# [DO THIS]
Write each line of the material exactly as given, from the top through the line that contains "const q12Percents = ['75.42%', '13.33%', '11.25%'];", and omit all pictures.

○ ○ ○ ○ ○

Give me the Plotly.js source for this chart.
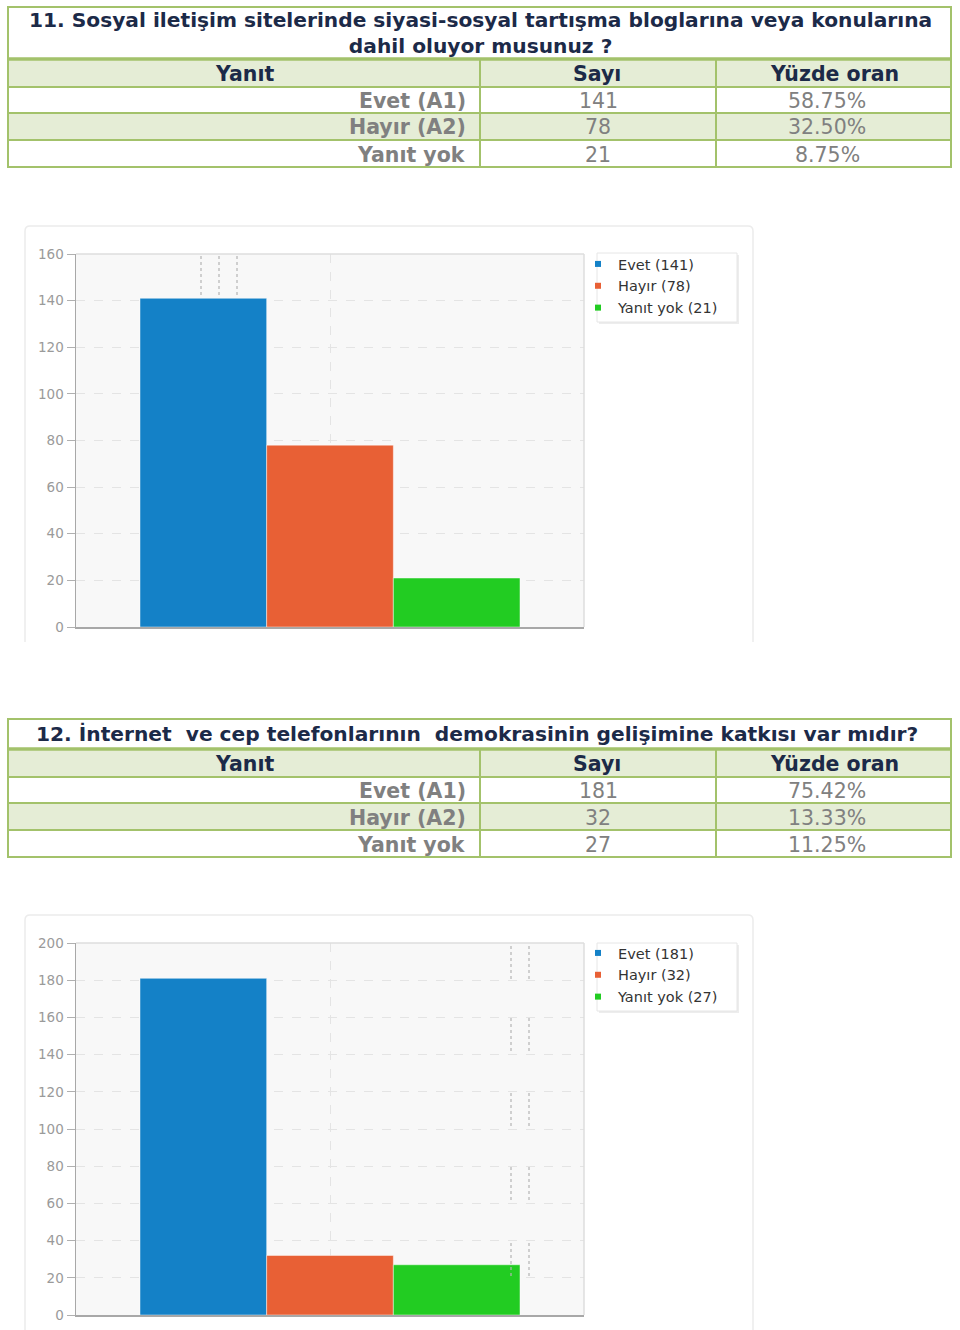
<!DOCTYPE html>
<html>
<head>
<meta charset="utf-8">
<script src="https://cdn.plot.ly/plotly-3.0.1.min.js"></script>
<style>
  html, body { margin: 0; padding: 0; background: #ffffff; }
  #chart { width: 960px; height: 1330px; }
</style>
</head>
<body>
<div id="chart"></div>
<script>
// ---------- DATA ----------
const headers = ['Yanıt', 'Sayı', 'Yüzde oran'];
const answerLabels = ['Evet (A1)', 'Hayır (A2)', 'Yanıt yok'];
const seriesNames = ['Evet', 'Hayır', 'Yanıt yok'];

const q11Title = ['11. Sosyal iletişim sitelerinde siyasi-sosyal tartışma bloglarına veya konularına', 'dahil oluyor musunuz ?'];
const q11Counts = [141, 78, 21];
const q11Percents = ['58.75%', '32.50%', '8.75%'];

const q12Title = ['12. İnternet\u00a0 ve cep telefonlarının\u00a0 demokrasinin gelişimine katkısı var mıdır?'];
const q12Counts = [181, 32, 27];
const q12Percents = ['75.42%', '13.33%', '11.25%'];

// ---------- STYLE ----------
const W = 960, H = 1330;
const FONT = 'DejaVu Sans, Verdana, sans-serif';
const seriesColors = ['#1481c7', '#e86035', '#22cc22'];
const tableLine = '#a3c26b';
const tableFill = '#e5edd6';
const navy = '#1c2a48';
const gray = '#808080';

function X(p) { return p / W; }
function Y(p) { return 1 - p / H; }

const shapes = [];
const annotations = [];

function rect(x0, y0, x1, y1, opts) {
  shapes.push(Object.assign({
    type: 'rect', xref: 'paper', yref: 'paper',
    x0: X(x0), x1: X(x1), y0: Y(y0), y1: Y(y1), layer: 'above'
  }, opts));
}
function line(x0, y0, x1, y1, color, width, dash) {
  shapes.push({
    type: 'line', xref: 'paper', yref: 'paper',
    x0: X(x0), x1: X(x1), y0: Y(y0), y1: Y(y1), layer: 'above',
    line: { color: color, width: width, dash: dash || 'solid' }
  });
}
function text(str, x, y, opts) {
  annotations.push(Object.assign({
    xref: 'paper', yref: 'paper', x: X(x), y: Y(y), text: str, showarrow: false,
    xanchor: 'center', yanchor: 'middle'
  }, opts));
}

// table builder
function drawTable(t, titleLines, counts, percents) {
  const L = 8, R = 951, C1 = 480, C2 = 716;
  rect(L, t.sep, R, t.rows[0], { fillcolor: tableFill, line: { width: 0 } });
  rect(L, t.rows[1], R, t.rows[2], { fillcolor: tableFill, line: { width: 0 } });
  t.rows.forEach(function (yy) { line(L, yy, R, yy, tableLine, 2); });
  line(L, t.sep, R, t.sep, tableLine, 3.5);
  line(C1, t.sep, C1, t.bottom, tableLine, 2);
  line(C2, t.sep, C2, t.bottom, tableLine, 2);
  rect(L, t.top, R, t.bottom, { line: { color: tableLine, width: 2 }, fillcolor: 'rgba(0,0,0,0)' });
  text(titleLines.join('<br>'), t.titleX, t.titleY, {
    font: { family: FONT, size: 20.2, color: navy, weight: 700 }
  });
  const hy = (t.sep + t.rows[0]) / 2 + 1;
  const hf = { family: FONT, size: 20.5, color: navy, weight: 700 };
  text(headers[0], 244, hy, { font: hf });
  text(headers[1], 597, hy, { font: hf });
  text(headers[2], 834, hy, { font: hf });
  const bounds = [t.rows[0], t.rows[1], t.rows[2], t.bottom];
  for (let i = 0; i < answerLabels.length; i++) {
    const cy = (bounds[i] + bounds[i + 1]) / 2 + 1;
    text(answerLabels[i], 468, cy, { xanchor: 'right', font: { family: FONT, size: 20.5, color: gray, weight: 700 } });
    text(String(counts[i]), 598, cy, { font: { family: FONT, size: 20.5, color: gray } });
    text(percents[i], 827, cy, { font: { family: FONT, size: 20.5, color: gray } });
  }
}

drawTable({ top: 7, sep: 59, rows: [87, 113, 140], bottom: 167, titleX: 480, titleY: 32.5 }, q11Title, q11Counts, q11Percents);
drawTable({ top: 719, sep: 749, rows: [777, 803, 830], bottom: 857, titleX: 477, titleY: 734 }, q12Title, q12Counts, q12Percents);

// chart cards (rounded top corners)
function card(top, bottom) {
  const l = X(25), r = X(753), t = Y(top), b = Y(bottom);
  const rx = 5 / W, ry = 5 / H;
  shapes.push({
    type: 'path', xref: 'paper', yref: 'paper', layer: 'below',
    path: 'M ' + l + ' ' + b + ' L ' + l + ' ' + (t - ry) + ' Q ' + l + ' ' + t + ' ' + (l + rx) + ' ' + t +
          ' L ' + (r - rx) + ' ' + t + ' Q ' + r + ' ' + t + ' ' + r + ' ' + (t - ry) + ' L ' + r + ' ' + b,
    line: { color: '#ececec', width: 1.5 }, fillcolor: 'rgba(0,0,0,0)'
  });
}
card(226, 642);
card(915, 1332);

// plot area top/right borders
function plotBorder(top, bottom) {
  line(76, top, 584, top, '#dedede', 1.5);
  line(584, top, 584, bottom, '#dedede', 1.5);
}
plotBorder(254, 627);
plotBorder(943, 1315);

// dotted artifacts
[201, 219, 237].forEach(function (x) { line(x, 256, x, 296, '#b5b5b5', 1.2, 'dot'); });
[[946, 980], [1018, 1052], [1093, 1128], [1167, 1200], [1243, 1277]].forEach(function (s) {
  line(511, s[0], 511, s[1], '#b5b5b5', 1.2, 'dot');
  line(529, s[0], 529, s[1], '#b5b5b5', 1.2, 'dot');
});

// legend boxes (with soft shadow)
function legendBox(top, bottom) {
  rect(599, top + 2, 739, bottom + 2, { fillcolor: '#ededed', line: { width: 0 } });
  rect(597, top, 737, bottom, { fillcolor: '#ffffff', line: { color: '#e6e6e6', width: 1 } });
}
legendBox(253, 322);
legendBox(943, 1011);

// ---------- TRACES ----------
const traces = [];
function addChart(counts, xa, ya, legendId) {
  for (let i = 0; i < seriesNames.length; i++) {
    traces.push({
      type: 'bar', x: [0], y: [counts[i]], xaxis: xa, yaxis: ya,
      name: seriesNames[i], showlegend: false, hoverinfo: 'skip',
      marker: { color: seriesColors[i], line: { color: 'rgba(255,255,255,0.45)', width: 1 } }
    });
  }
  for (let i = 0; i < seriesNames.length; i++) {
    traces.push({
      type: 'scatter', mode: 'markers', x: [null], y: [null], xaxis: xa, yaxis: ya,
      name: seriesNames[i] + ' (' + counts[i] + ')', legend: legendId, showlegend: true,
      marker: { color: seriesColors[i], symbol: 'square', size: 6 }
    });
  }
}
addChart(q11Counts, 'x', 'y', 'legend');
addChart(q12Counts, 'x2', 'y2', 'legend2');

const xCommon = {
  range: [-0.5, 0.5], tickvals: [0], showticklabels: false, ticks: '',
  showgrid: true, gridcolor: '#e4e4e4', griddash: 'dash', gridwidth: 1,
  zeroline: false, showline: true, linecolor: '#a8a8a8', linewidth: 1.5, fixedrange: true,
  domain: [X(76), X(584)]
};
const yCommon = {
  dtick: 20, ticks: 'outside', ticklen: 8, tickcolor: '#b0b0b0', tickwidth: 1,
  showgrid: true, gridcolor: '#e4e4e4', griddash: 'dash', gridwidth: 1,
  zeroline: false, showline: true, linecolor: '#a8a8a8', linewidth: 1.5,
  tickfont: { family: FONT, size: 13.5, color: '#9a9a9a' }, fixedrange: true
};
const legendCommon = {
  bgcolor: 'rgba(0,0,0,0)', borderwidth: 0, xanchor: 'left', yanchor: 'top',
  font: { family: FONT, size: 14.5, color: '#333333' }, tracegroupgap: 0, itemwidth: 30
};

const layout = {
  width: W, height: H, margin: { l: 0, r: 0, t: 0, b: 0 },
  paper_bgcolor: '#ffffff', plot_bgcolor: '#f8f8f8',
  barmode: 'group', bargap: 0.252, bargroupgap: 0,
  showlegend: true,
  xaxis: Object.assign({}, xCommon, { anchor: 'y' }),
  yaxis: Object.assign({}, yCommon, { range: [0, 160], anchor: 'x', domain: [Y(627), Y(254)] }),
  xaxis2: Object.assign({}, xCommon, { anchor: 'y2' }),
  yaxis2: Object.assign({}, yCommon, { range: [0, 200], anchor: 'x2', domain: [Y(1315), Y(943)] }),
  legend: Object.assign({}, legendCommon, { x: X(578), y: Y(248) }),
  legend2: Object.assign({}, legendCommon, { x: X(578), y: Y(937) }),
  shapes: shapes,
  annotations: annotations
};

Plotly.newPlot('chart', traces, layout, { displayModeBar: false, staticPlot: true });
</script>
</body>
</html>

○ ○ ○ ○ ○

# [CORRECT ANSWER]
Give me the Plotly.js source for this chart.
<!DOCTYPE html>
<html>
<head>
<meta charset="utf-8">
<script src="https://cdn.plot.ly/plotly-3.0.1.min.js"></script>
<style>
  html, body { margin: 0; padding: 0; background: #ffffff; }
  #chart { width: 960px; height: 1330px; }
</style>
</head>
<body>
<div id="chart"></div>
<script>
// ---------- DATA ----------
const headers = ['Yanıt', 'Sayı', 'Yüzde oran'];
const answerLabels = ['Evet (A1)', 'Hayır (A2)', 'Yanıt yok'];
const seriesNames = ['Evet', 'Hayır', 'Yanıt yok'];

const q11Title = ['11. Sosyal iletişim sitelerinde siyasi-sosyal tartışma bloglarına veya konularına', 'dahil oluyor musunuz ?'];
const q11Counts = [141, 78, 21];
const q11Percents = ['58.75%', '32.50%', '8.75%'];

const q12Title = ['12. İnternet\u00a0 ve cep telefonlarının\u00a0 demokrasinin gelişimine katkısı var mıdır?'];
const q12Counts = [181, 32, 27];
const q12Percents = ['75.42%', '13.33%', '11.25%'];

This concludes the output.